As for his daughter, "She is always going to be the formidable Olivia Pope. Don't use the person that I made to make you into a man. You're a boy."

Whereas the role reversal at the beginning of the show felt flat, I loved the execution of this. The subtext of a black man repeatedly referring to a white man as a "boy" in this medium was not lost on me. Daddy Pope's speech could've been echoed by anyone frustrated with having to deal with the egotistical, pampered and supremely privileged brats of the world like Fitz. It's hilarious to see Rowan not only dismiss Fitz’s juvenile tactic of using sex as a weapon, but completely seize power for the moment even while shackled.
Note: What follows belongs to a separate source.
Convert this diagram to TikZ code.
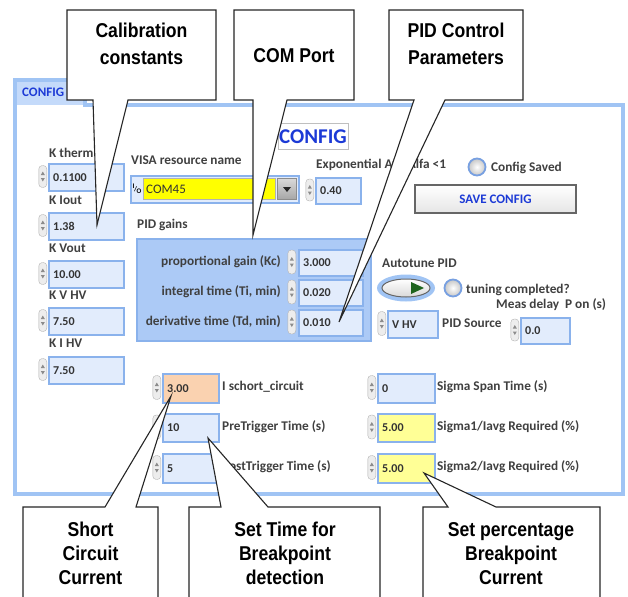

However, power did leave Rowan in the end as Jake replaced him as the head of B-316.

His ex-wife, Maya, is somewhere swag surfing in D.C., happy to be free and plotting on her next move after murdering everyone on the plane intended to take her to Hong Kong. Liv now knows that her mother is in fact a terrorist who married Rowan to gain access to intelligence. She also now knows that she lied about carrying a bomb on the plane Rowan had shot down. Her wine glasses are doomed to get bigger.

So that's Scandal until Feb. 27, which is a long ass time. I predict Rowan plots revenge, Maya looks to bond with Olivia and blow more shit up while Sally gets crazier and Harrison still gets shafted with his storyline.